▼
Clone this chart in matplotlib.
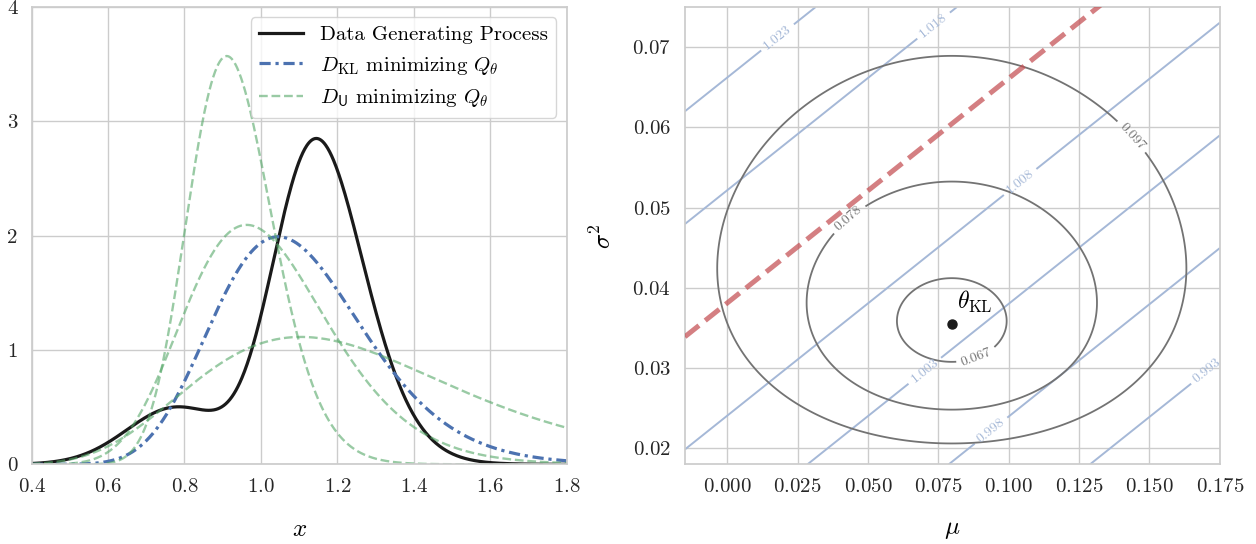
import numpy as np
import matplotlib.pyplot as plt
from matplotlib.ticker import MultipleLocator

plt.rcParams['font.family'] = 'serif'
plt.rcParams['font.serif'] = ['cmr10']
plt.rcParams['mathtext.fontset'] = 'cm'
plt.rcParams['axes.formatter.use_mathtext'] = True
plt.rcParams['axes.axisbelow'] = True

# ---- left panel: densities (parameters) ----
x_lim = (0.4, 1.8)
y_lim = (0, 4)
dgp_bump = (0.163, 0.78, 0.13)      # weight, mean, std  (shoulder)
dgp_peak = (0.845, 0.1469, 0.103)   # weight, log-mean, log-sd (main peak)
theta_kl = (0.0798, 0.03548)        # (mu, sigma^2) of the KL minimizer
theta_u = [(-0.0789, 0.01483), (-0.0002, 0.0377), (0.195, 0.0955)]

# ---- right panel: divergence surfaces ----
mu_lim = (-0.015, 0.175)
s2_lim = (0.018, 0.075)
kl_min = 0.0651
kl_scale = 0.357
kl_levels = [0.067, 0.078, 0.097]
kl_label_pos = [(0.0887, 0.03121), (0.0431, 0.04864), (0.1449, 0.05923)]
du_slope = 0.28            # slope of the D_U level lines
du_red = (1.013, 0.0381)   # level and sigma^2 intercept of the red line
du_gain = 0.3559
du_levels = [0.993, 0.998, 1.003, 1.008, 1.018, 1.023]
du_label_pos = [(0.1709, 0.02954), (0.0940, 0.02207), (0.07093, 0.02934),
                (0.10405, 0.0532), (0.07327, 0.07271), (0.01825, 0.07106)]

grid_col = '#cccccc'
blue = '#4C72B0'
green = '#55A868'
red = '#C44E52'


def lognorm_pdf(x, m, s2):
    return np.exp(-(np.log(x) - m) ** 2 / (2 * s2)) / (x * np.sqrt(2 * np.pi * s2))


def norm_pdf(x, m, s):
    return np.exp(-(x - m) ** 2 / (2 * s ** 2)) / (s * np.sqrt(2 * np.pi))


def style(ax):
    ax.grid(True, color=grid_col, lw=1)
    for sp in ax.spines.values():
        sp.set_color(grid_col)
        sp.set_linewidth(1.25)
    ax.tick_params(length=0, pad=10, labelsize=15, colors='#262626')


fig = plt.figure(figsize=(12.56, 5.44), dpi=100)
ax1 = fig.add_axes([0.0252, 0.1465, 0.4259, 0.8406])
ax2 = fig.add_axes([0.5453, 0.1465, 0.4259, 0.8406])

xs = np.linspace(x_lim[0], x_lim[1], 800)
dgp = dgp_bump[0] * norm_pdf(xs, dgp_bump[1], dgp_bump[2]) \
    + dgp_peak[0] * lognorm_pdf(xs, dgp_peak[1], dgp_peak[2] ** 2)
ax1.plot(xs, dgp, color='#1a1a1a', lw=2.3, label='Data Generating Process')
ax1.plot(xs, lognorm_pdf(xs, *theta_kl), color=blue, lw=2.3,
         dashes=(3.5, 1.5, 1, 1.5), label=r'$D_{\mathrm{KL}}$ minimizing $Q_\theta$')
for i, (m, s2) in enumerate(theta_u):
    ax1.plot(xs, lognorm_pdf(xs, m, s2), '--', color=green, alpha=0.6, lw=1.7,
             label=r'$D_{\mathsf{U}}$ minimizing $Q_\theta$' if i == 0 else None)
ax1.set_xlim(*x_lim)
ax1.set_ylim(*y_lim)
ax1.yaxis.set_major_locator(MultipleLocator(1))
ax1.yaxis.set_major_formatter(lambda val, pos: '%d' % val)
ax1.set_xlabel(r'$x$', fontsize=18, labelpad=16)
style(ax1)
leg = ax1.legend(loc='upper right', fontsize=15, frameon=True, handlelength=2.1)
leg.get_frame().set_edgecolor(grid_col)

ax2.set_xlim(*mu_lim)
ax2.set_ylim(*s2_lim)

mu = np.linspace(mu_lim[0], mu_lim[1], 500)
s2 = np.linspace(s2_lim[0], s2_lim[1], 500)
M, S = np.meshgrid(mu, s2)
m1, v = theta_kl
kl = kl_min + kl_scale * 0.5 * (np.log(S / v) + (v + (M - m1) ** 2) / S - 1)
du = du_red[0] + du_gain * (S - du_slope * M - du_red[1])

cs_u = ax2.contour(M, S, du, levels=du_levels, colors='#a5b8d7', linewidths=1.4)
ax2.clabel(cs_u, fmt='%.3f', fontsize=10, manual=du_label_pos, inline=True)
cs_k = ax2.contour(M, S, kl, levels=kl_levels, colors='#737373', linewidths=1.3)
ax2.clabel(cs_k, fmt='%.3f', fontsize=10, manual=kl_label_pos, inline=True)

mu_line = np.array(mu_lim)
ax2.plot(mu_line, du_red[1] + du_slope * mu_line, color=red, alpha=0.72, lw=3.6,
         dashes=(3.6, 1.6), zorder=4)
ax2.plot([m1], [v], 'o', color='#1a1a1a', ms=6.5, zorder=5)
ax2.text(m1 + 0.0017, v + 0.0019, r'$\theta_{\mathrm{KL}}$', fontsize=17)

ax2.set_xlim(*mu_lim)
ax2.set_ylim(*s2_lim)
ax2.xaxis.set_major_locator(MultipleLocator(0.025))
ax2.yaxis.set_major_locator(MultipleLocator(0.01))
ax2.set_xlabel(r'$\mu$', fontsize=18, labelpad=16)
ax2.set_ylabel(r'$\sigma^2$', fontsize=18, labelpad=12)
style(ax2)

fig.savefig('out.png', dpi=100)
▲
WORK TO COMPLETE: Go through the material above and print all of it exactly, except the pictures.

FINAL ANSWER:
Clone this chart in matplotlib.
import numpy as np
import matplotlib.pyplot as plt
from matplotlib.ticker import MultipleLocator

plt.rcParams['font.family'] = 'serif'
plt.rcParams['font.serif'] = ['cmr10']
plt.rcParams['mathtext.fontset'] = 'cm'
plt.rcParams['axes.formatter.use_mathtext'] = True
plt.rcParams['axes.axisbelow'] = True

# ---- left panel: densities (parameters) ----
x_lim = (0.4, 1.8)
y_lim = (0, 4)
dgp_bump = (0.163, 0.78, 0.13)      # weight, mean, std  (shoulder)
dgp_peak = (0.845, 0.1469, 0.103)   # weight, log-mean, log-sd (main peak)
theta_kl = (0.0798, 0.03548)        # (mu, sigma^2) of the KL minimizer
theta_u = [(-0.0789, 0.01483), (-0.0002, 0.0377), (0.195, 0.0955)]

# ---- right panel: divergence surfaces ----
mu_lim = (-0.015, 0.175)
s2_lim = (0.018, 0.075)
kl_min = 0.0651
kl_scale = 0.357
kl_levels = [0.067, 0.078, 0.097]
kl_label_pos = [(0.0887, 0.03121), (0.0431, 0.04864), (0.1449, 0.05923)]
du_slope = 0.28            # slope of the D_U level lines
du_red = (1.013, 0.0381)   # level and sigma^2 intercept of the red line
du_gain = 0.3559
du_levels = [0.993, 0.998, 1.003, 1.008, 1.018, 1.023]
du_label_pos = [(0.1709, 0.02954), (0.0940, 0.02207), (0.07093, 0.02934),
                (0.10405, 0.0532), (0.07327, 0.07271), (0.01825, 0.07106)]

grid_col = '#cccccc'
blue = '#4C72B0'
green = '#55A868'
red = '#C44E52'


def lognorm_pdf(x, m, s2):
    return np.exp(-(np.log(x) - m) ** 2 / (2 * s2)) / (x * np.sqrt(2 * np.pi * s2))


def norm_pdf(x, m, s):
    return np.exp(-(x - m) ** 2 / (2 * s ** 2)) / (s * np.sqrt(2 * np.pi))


def style(ax):
    ax.grid(True, color=grid_col, lw=1)
    for sp in ax.spines.values():
        sp.set_color(grid_col)
        sp.set_linewidth(1.25)
    ax.tick_params(length=0, pad=10, labelsize=15, colors='#262626')


fig = plt.figure(figsize=(12.56, 5.44), dpi=100)
ax1 = fig.add_axes([0.0252, 0.1465, 0.4259, 0.8406])
ax2 = fig.add_axes([0.5453, 0.1465, 0.4259, 0.8406])

xs = np.linspace(x_lim[0], x_lim[1], 800)
dgp = dgp_bump[0] * norm_pdf(xs, dgp_bump[1], dgp_bump[2]) \
    + dgp_peak[0] * lognorm_pdf(xs, dgp_peak[1], dgp_peak[2] ** 2)
ax1.plot(xs, dgp, color='#1a1a1a', lw=2.3, label='Data Generating Process')
ax1.plot(xs, lognorm_pdf(xs, *theta_kl), color=blue, lw=2.3,
         dashes=(3.5, 1.5, 1, 1.5), label=r'$D_{\mathrm{KL}}$ minimizing $Q_\theta$')
for i, (m, s2) in enumerate(theta_u):
    ax1.plot(xs, lognorm_pdf(xs, m, s2), '--', color=green, alpha=0.6, lw=1.7,
             label=r'$D_{\mathsf{U}}$ minimizing $Q_\theta$' if i == 0 else None)
ax1.set_xlim(*x_lim)
ax1.set_ylim(*y_lim)
ax1.yaxis.set_major_locator(MultipleLocator(1))
ax1.yaxis.set_major_formatter(lambda val, pos: '%d' % val)
ax1.set_xlabel(r'$x$', fontsize=18, labelpad=16)
style(ax1)
leg = ax1.legend(loc='upper right', fontsize=15, frameon=True, handlelength=2.1)
leg.get_frame().set_edgecolor(grid_col)

ax2.set_xlim(*mu_lim)
ax2.set_ylim(*s2_lim)

mu = np.linspace(mu_lim[0], mu_lim[1], 500)
s2 = np.linspace(s2_lim[0], s2_lim[1], 500)
M, S = np.meshgrid(mu, s2)
m1, v = theta_kl
kl = kl_min + kl_scale * 0.5 * (np.log(S / v) + (v + (M - m1) ** 2) / S - 1)
du = du_red[0] + du_gain * (S - du_slope * M - du_red[1])

cs_u = ax2.contour(M, S, du, levels=du_levels, colors='#a5b8d7', linewidths=1.4)
ax2.clabel(cs_u, fmt='%.3f', fontsize=10, manual=du_label_pos, inline=True)
cs_k = ax2.contour(M, S, kl, levels=kl_levels, colors='#737373', linewidths=1.3)
ax2.clabel(cs_k, fmt='%.3f', fontsize=10, manual=kl_label_pos, inline=True)

mu_line = np.array(mu_lim)
ax2.plot(mu_line, du_red[1] + du_slope * mu_line, color=red, alpha=0.72, lw=3.6,
         dashes=(3.6, 1.6), zorder=4)
ax2.plot([m1], [v], 'o', color='#1a1a1a', ms=6.5, zorder=5)
ax2.text(m1 + 0.0017, v + 0.0019, r'$\theta_{\mathrm{KL}}$', fontsize=17)

ax2.set_xlim(*mu_lim)
ax2.set_ylim(*s2_lim)
ax2.xaxis.set_major_locator(MultipleLocator(0.025))
ax2.yaxis.set_major_locator(MultipleLocator(0.01))
ax2.set_xlabel(r'$\mu$', fontsize=18, labelpad=16)
ax2.set_ylabel(r'$\sigma^2$', fontsize=18, labelpad=12)
style(ax2)

fig.savefig('out.png', dpi=100)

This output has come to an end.